Вернулись усталые уже в час ночи, ели пельмени. Гена лёг в 2:30. Я ещё варила щи, легла почти в 4.


13 января. Суббота

У меня крепкий сон после вчерашних стрессов на морозе, а Гене не спалось – с 8 утра уже смотрел по ТВ события в Чечне. Яркое солнце на улице. Гена торопился, сразу после завтрака уехал на Столешников. Я готовила, собирала еду и тоже в 4-м поехала к нему на Столешников. Кричала там снизу с улицы, Гена спустился, открыл мне, поднялись в мастерскую. И тут я обнаружила, что разбился литровый термос с кофе. Какая жалость…

Гена на крыше уже подготовил подход к «малому фонарю», чтоб его разбирать а это две сбитые под углом 9-стекольные старинные тяжеленные рамы, допожарные ещё. Настила под «малым фонарём» нет, сразу «колодец в бездну». Мне стало совсем жутко. Гена велел держать мне одну раму за край, а сам стал от неё отделять другую раму. На «колодец» (дыра вниз, в мастерскую) положил лестницу, рама повалилась на неё. Потом потащили эту раму по скользкой снежной крыше по краю пропасти-ямы от «большого фонаря». Я совсем обезумела от этого риска, страха, от тяжести, от высоты, началась истерика: «Не могу больше! Это уже за пределами разума!» Плакала и проч. и проч. Но… начали вторую раму снимать, она оказалась разбитой, тянули её тоже по краям «колодца-пропасти»… Справились.

Гена послал меня в винный магазин за пепси-колой (термос разбит, пить нечего, Гена весь взмок от напряжения, страдал от жажды). Потом через мансарду по лесенке начали спускать рамы в мастерскую.

В 7 вечера, как и обещал, приехал Тактыков Евгений Васильевич (наш помощник-покровитель, директор Мосинтура – напротив нашей мастерской) с женой и её сестрой. Погрузили на прицеп его машины часть рам, и они с Геной повезли рамы на Таганку. Антонина Ивановна с сестрой стали ловко и быстро отрывать листы ДСП от окон мастерской для своей дачи, я помогала спускать всё это вниз к входным дверям.

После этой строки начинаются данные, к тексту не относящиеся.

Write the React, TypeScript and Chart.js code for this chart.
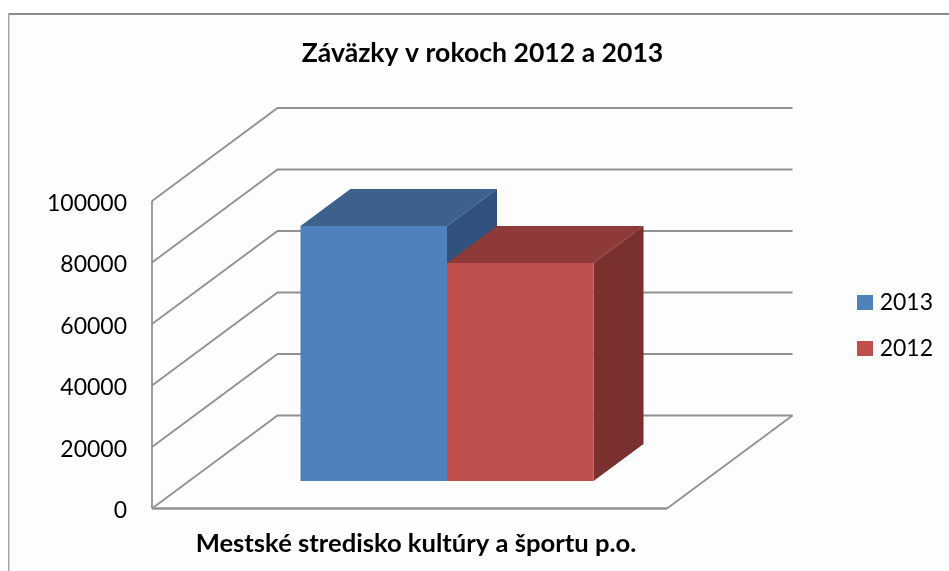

Вернулись Гена с Евгением Васильевичем (рамы на Таганке оставили у парадного). Тактыковы погрузили на прицеп снятые ДСП, пообещали приехать завтра в 6 вечера (отвезти оставшиеся рамы на Таганку) и уехали. Мы ещё спускали, перетаскивали рамы, Гена радовался, что «всё получилось как надо», дурачился.

На Таганку вернулись уже около 12 ночи, затаскивали рамы. Смешил Васька – бегал в противофазе с нами: мы в дом тащим рамы – он мчится на улицу, мы на улицу за рамами – он рвётся в дом… Потом при сверкающей ёлочке пили пепси-колу из рюмок – встречали старый Новый год.


14 января. Воскресенье

Как же трудно вставать… Сонливость, кости ноют, мышцы болят. Когда же кончится этот Столешников?! Гена встал позже меня, в 1-м часу, и в хорошем настроении. Звонил Шульпину, тот ничего нового о подготовке штурма Кизляра не знает. Гена завтракал, смотрел дважды новости по ТВ и в 2.30 уехал на Столешников.

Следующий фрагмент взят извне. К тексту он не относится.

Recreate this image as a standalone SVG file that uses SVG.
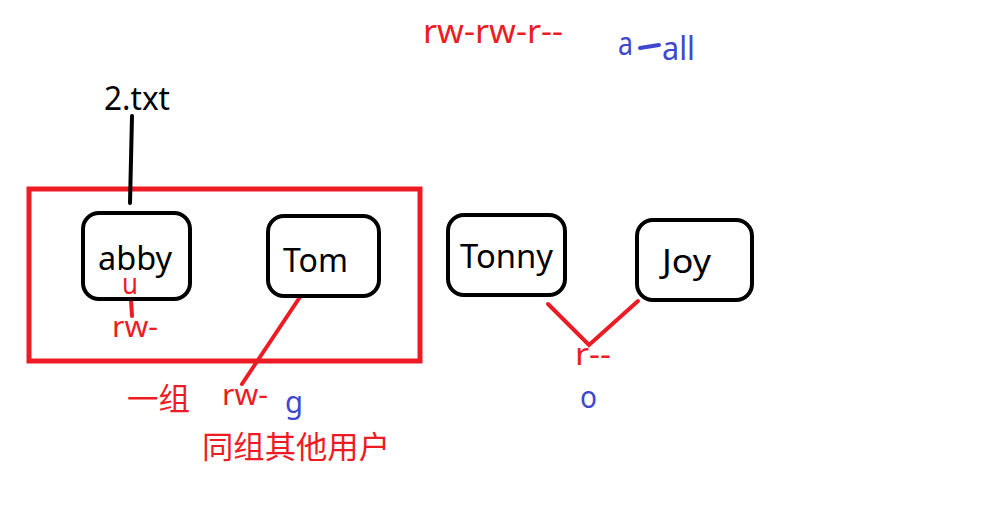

Я кормила зверьё, сборы, чинила рабочие перчатки и поехала следом. У ворот наших (тут, на Таганке) сидит на корточках у стены молодой пьяный бомж, дремлет. Я прошла мимо, потом обернулась – а к нему подходит такая же грязная «подруга», пытается поднять его… (Я Гене потом: «Твои „герои“ приходили».)

Добралась до Столешникова. Всё у меня болит… Надоело тяжести таскать… надоела эта грязь и развалины… Сразу же стали спускать вниз тяжеленные 9-стекольные рамы. Потом Гена снял на мансарде раму со стеклянной дверью и начал снимать соседнюю толстую «венецианскую» раму-арку. Я топталась рядом в «сумеречном» состоянии, мёрзла. Рама-арка совсем не поддавалась, Гена стал её расшатывать, крутить (опять весь взмок от напряжения). Но тут в 7 вечера приехал Тактыков с женой. Стали грузить на прицеп наши тяжёлые рамы. Потом Гена опять принялся за раму-арку. И снял-таки! Поделили все рамы на две части – на две поездки. Грузили первую часть, но рамы стали заваливаться, пришлось перекладывать, привязывали, Евгений Васильевич уже нервничал, ему завтра на работу. Повезли первую часть. Доехали до Таганки быстро, разгрузились. И поехали все обратно на Столешников. Забрали и привезли на Таганку остальное. Разгрузились. Тепло простились. И они уехали. Удивительные люди! И с дачей возятся, строят, и нам помогают (правда, много чего нужного для дачи набрали-вывезли и из нашей мастерской).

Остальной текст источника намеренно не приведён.